A good friend spoke about the ranching life that they shared together, including a very cute story of how they met – he was saying he was probably he only person who met her while she was angry! He happened to be the bishop of the Church of the Latter Day Saints in Ft. McLeod. We also had a speaker who was the principal of the school in Ft McLeod up to a few years ago when he retired, and the principal from the school in Standoff where she was still working. We had it all in the United Church where we were raised up in, Needless to say it was happy and sad and we laughed and my daughter Nikki did amazing. She didn’t understand a lot, because I don’t attend church regularly, but realize that I need to start doing at least some of that starting pretty soon. The minister Aldeen McKay would absolutely love to hear me say that….she was just amazing – she knew just the right words to say.
We got permission to put in some of Judy’s favourite things, so her funny three-foot high wooden chickens came to church and were set up by the big photo at the front. Because some people had to sit on the other part of the church, because all the pews were filled, we had a big photo of Judy while she was being inducted into the native community. Nikki had the stuffed toy that Judy had with her in hospital and a lot of other special things were at the church.

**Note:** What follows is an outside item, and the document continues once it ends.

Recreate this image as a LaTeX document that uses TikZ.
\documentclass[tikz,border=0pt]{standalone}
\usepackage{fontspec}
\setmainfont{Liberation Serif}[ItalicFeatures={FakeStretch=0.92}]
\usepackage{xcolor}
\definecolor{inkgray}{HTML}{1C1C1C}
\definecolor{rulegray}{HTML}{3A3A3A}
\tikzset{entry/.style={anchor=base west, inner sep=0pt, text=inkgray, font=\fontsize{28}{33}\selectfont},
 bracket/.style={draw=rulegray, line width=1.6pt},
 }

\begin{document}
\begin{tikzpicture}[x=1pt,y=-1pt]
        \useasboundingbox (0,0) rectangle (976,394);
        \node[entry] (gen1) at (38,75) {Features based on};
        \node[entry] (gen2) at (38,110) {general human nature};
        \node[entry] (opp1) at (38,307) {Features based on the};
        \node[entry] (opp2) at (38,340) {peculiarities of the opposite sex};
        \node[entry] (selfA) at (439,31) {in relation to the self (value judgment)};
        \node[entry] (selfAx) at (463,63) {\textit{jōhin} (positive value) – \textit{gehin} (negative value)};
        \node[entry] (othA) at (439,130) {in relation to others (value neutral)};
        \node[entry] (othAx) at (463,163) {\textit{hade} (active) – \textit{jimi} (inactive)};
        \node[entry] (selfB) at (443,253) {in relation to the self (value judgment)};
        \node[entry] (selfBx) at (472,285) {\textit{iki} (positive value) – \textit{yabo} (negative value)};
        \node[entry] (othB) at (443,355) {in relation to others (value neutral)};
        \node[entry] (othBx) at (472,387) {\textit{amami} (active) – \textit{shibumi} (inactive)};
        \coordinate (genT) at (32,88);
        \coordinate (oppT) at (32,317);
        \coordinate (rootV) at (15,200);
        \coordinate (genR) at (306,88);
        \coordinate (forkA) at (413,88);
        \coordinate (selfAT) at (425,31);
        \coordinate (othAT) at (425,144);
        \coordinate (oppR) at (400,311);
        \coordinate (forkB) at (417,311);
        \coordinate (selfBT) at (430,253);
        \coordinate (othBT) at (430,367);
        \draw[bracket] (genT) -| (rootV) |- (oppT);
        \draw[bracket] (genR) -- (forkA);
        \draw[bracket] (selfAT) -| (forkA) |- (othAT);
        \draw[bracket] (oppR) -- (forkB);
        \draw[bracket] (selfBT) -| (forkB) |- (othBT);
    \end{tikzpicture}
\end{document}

It was always a custom to have a tea afterwards, so people had organized doing a photo collage so we had in the tea hall lots of snapshots of Judy and her life, with her real kids (Judy didn’t have kids off her own, so she claimed every little kid for her own), old black and white shots of her when she was a kid, and from riding horses to playing with kids, hiking, etc.

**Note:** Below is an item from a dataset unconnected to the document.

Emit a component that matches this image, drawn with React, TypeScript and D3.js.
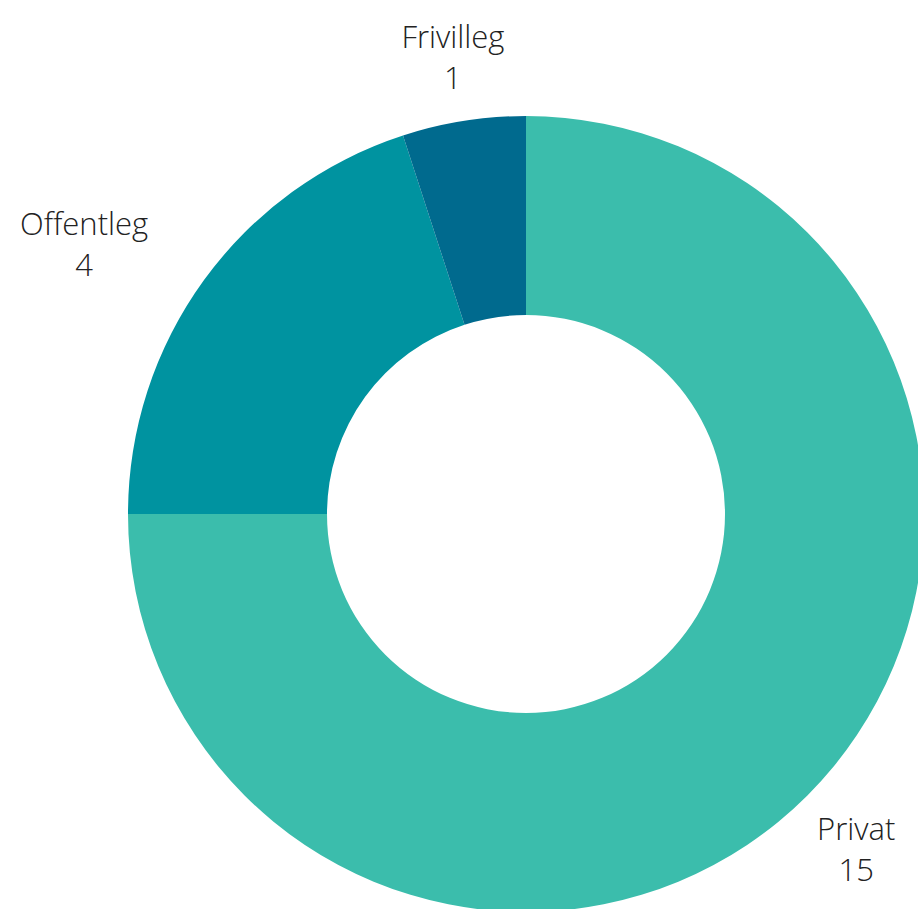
import React, { useEffect, useRef } from 'react'
import * as d3 from 'd3'

const categories = ['Privat', 'Offentleg', 'Frivilleg']
const values = [15, 4, 1]
const colors = ['#3bbdac', '#0093a0', '#006a8e']

const width = 918
const height = 909

const App = () => {
  const svgRef = useRef<SVGSVGElement>(null)

  useEffect(() => {
    const svg = d3.select(svgRef.current)
    svg.selectAll('*').remove()

    const cx = 526
    const cy = 514
    const outer = 398
    const inner = 199
    const labelR = 467

    const data = categories.map((c, i) => ({ name: c, value: values[i], color: colors[i] }))
    const pie = d3.pie<any>().sort(null).value((d) => d.value)
    const arcs = pie(data)

    const arc = d3.arc<any>().innerRadius(inner).outerRadius(outer)

    const g = svg.append('g').attr('transform', `translate(${cx},${cy})`)

    g.selectAll('path')
      .data(arcs)
      .join('path')
      .attr('d', arc)
      .attr('fill', (d) => d.data.color)

    const labels = g
      .selectAll('g.label')
      .data(arcs)
      .join('g')
      .attr('class', 'label')

    labels.each(function (d) {
      const a = (d.startAngle + d.endAngle) / 2
      const x = labelR * Math.sin(a)
      const y = -labelR * Math.cos(a)
      const t = d3
        .select(this)
        .append('text')
        .attr('text-anchor', 'middle')
        .style('font-family', '"Open Sans", sans-serif')
        .style('font-weight', 300)
        .style('font-size', '31px')
        .attr('fill', '#222')
      t.append('tspan').attr('x', 0).attr('dy', '-0.15em').text(d.data.name)
      t.append('tspan').attr('x', 0).attr('dy', '1.33em').text(d.data.value)
      const bb = (t.node() as SVGTextElement).getBBox()
      // left-side labels near horizontal end at the anchor point
      let dx = 0
      if (Math.sin(a) < -0.5) dx = -bb.width / 2
      d3.select(this).attr('transform', `translate(${x + dx},${y})`)
    })
  }, [])

  return (
    <div style={{ position: 'absolute', left: 0, top: 0 }}>
      <svg ref={svgRef} width={width} height={height} style={{ display: 'block', background: '#fff' }} />
    </div>
  )
}

export default App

My daughter Nikki is sad and happy, and very tired, and as we all are. It’s hard to go thru anything without feeling every emotion that exists. Once you feel them so intensely for so many days, it’s time to get back to normal. That doesn’t mean we’ll forget. It just means that a very big event in our lives is over, and now we have to pick up the pieces and move on.

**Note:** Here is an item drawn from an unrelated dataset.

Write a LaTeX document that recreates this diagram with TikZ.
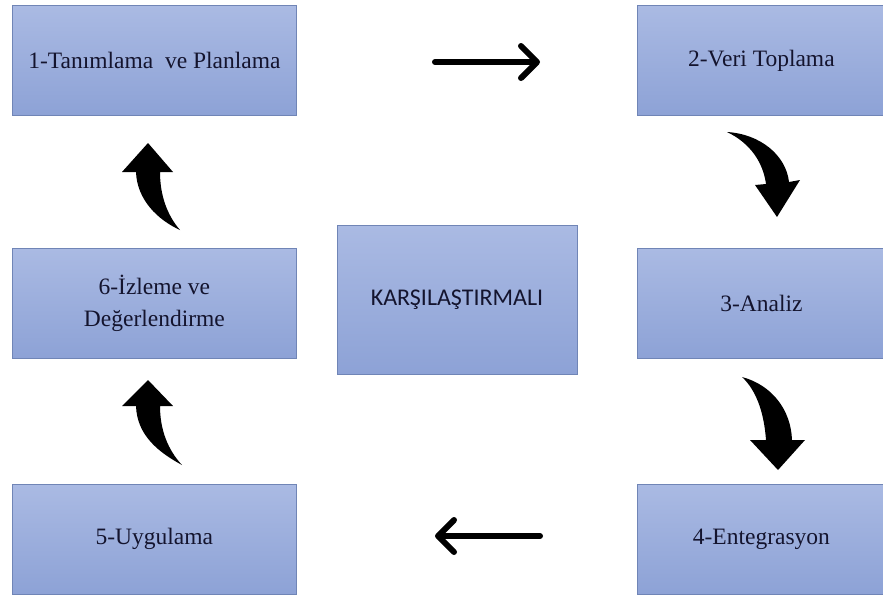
\documentclass[tikz,border=0pt]{standalone}
\usepackage{fontspec}
\setmainfont{Liberation Serif}
\newfontfamily\calibrifont{Carlito}
\usetikzlibrary{positioning}
\usetikzlibrary{arrows.meta}

\definecolor{boxtop}{HTML}{AABAE3}
\definecolor{boxbottom}{HTML}{8DA2D6}
\definecolor{boxline}{HTML}{7085B6}
\definecolor{boxtext}{HTML}{14142E}

\tikzset{
  stepbox/.style={draw=boxline, line width=0.8pt, top color=boxtop, bottom color=boxbottom,
    minimum width=284pt, minimum height=110pt, inner sep=0pt, align=center,
    text=boxtext, font=\fontsize{23.5}{32}\selectfont},
  sidebox/.style={stepbox, minimum width=248pt},
  centerbox/.style={stepbox, minimum width=240pt, minimum height=149pt,
    font=\calibrifont\fontsize{24}{28}\selectfont},
  flowarrow/.style={line width=6pt, line cap=round,
    -{Straight Barb[length=16pt,width=32pt,round]}},
}

\begin{document}
\begin{tikzpicture}[x=1pt,y=-1pt]
  \useasboundingbox (0,0) rectangle (883,597);

  % steps
  \node[stepbox, anchor=north west] (plan) at (12,5) {1-Tanımlama~ ve Planlama};
  \node[sidebox, anchor=north west] (veri) at (637,5) {2-Veri Toplama};
  \node[sidebox, below=132pt of veri] (analiz) {3-Analiz};
  \node[sidebox, below=125pt of analiz] (entegrasyon) {4-Entegrasyon};
  \node[stepbox, below=132pt of plan] (izleme) {6-İzleme ve\\Değerlendirme};
  \node[stepbox, below=125pt of izleme] (uygulama) {5-Uygulama};
  \node[centerbox] (karsi) at (457,299.5) {KARŞILAŞTIRMALI};

  % straight arrows
  \coordinate (ustA) at (435,62);
  \coordinate (ustB) at (540,62);
  \coordinate (altA) at (540,536);
  \coordinate (altB) at (435,536);
  \draw[flowarrow] (ustA) -- (ustB);
  \draw[flowarrow] (altA) -- (altB);

  % bent block arrows
  \fill (727,132) .. controls (760,134) and (786,155) .. (789,182) -- (800,180)
    -- (777,217) -- (755,185) -- (766,184) .. controls (763,162) and (750,143) .. cycle;
  \fill (742,377) .. controls (772,385) and (791,410) .. (792,440) -- (805,440)
    -- (778,470) -- (750,440) -- (766,440) .. controls (764,412) and (756,390) .. cycle;
  \fill (180,230) .. controls (158,220) and (137,200) .. (136,172) -- (122,172)
    -- (148,143) -- (173,172) -- (160,172) .. controls (160,195) and (167,215) .. cycle;
  \fill (182,465) .. controls (158,452) and (137,435) .. (136,406) -- (122,406)
    -- (148,380) -- (173,406) -- (160,406) .. controls (160,430) and (168,450) .. cycle;
\end{tikzpicture}
\end{document}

If you want to pass this info on, please do so. If I made any mistakes in the information, I’m sorry but it’s been a busy week, and we’ve all had a lot on our plates. But we got thru it.
If you want to contact me to say hello or have some tea, or email me from where ever you are my information is below. I have contact information for my other sisters, and other friends – Judy gave me her list.
One name I am worried about is Gloria Benz. Gloria, I don’t have your phone number and directory assistance couldn’t didn’t have you listed, but hopefully this will find you – maybe someone else who will get the letter knows your address – I have you listed in Perry OHIO.
I know right now you want to say your condolences to our family and to Roy and Roy’s family. Roy is as fine as he can be, and there are things put in place that will help him through this while he continues to remain on the Ranch.
One of the native speakers, whose name was Martin Eagle-Child announced at the funeral that the native community will be doing a special Pow-Wow and ceremony and we were all invited, and they’ll get us the details, and we’ll get them to you. I would guess that that would likely happen in the spring or summer, but didn’t get details yet.
Her name was Judy Elaine Phillips O’Sullivan Ohpokawakaasaakkii
Judy Elaine Phillips was her maiden name, O’Sullivan is her married name, and Ohpokawakaasaakkii her spiritual name, which means Little Deer Woman in English. There’s a pretty long list of nick names, but to a lot of the little kids she taught, she was Mrs. O’. I’m sure we can make a really long list if we put it together, which would be fun.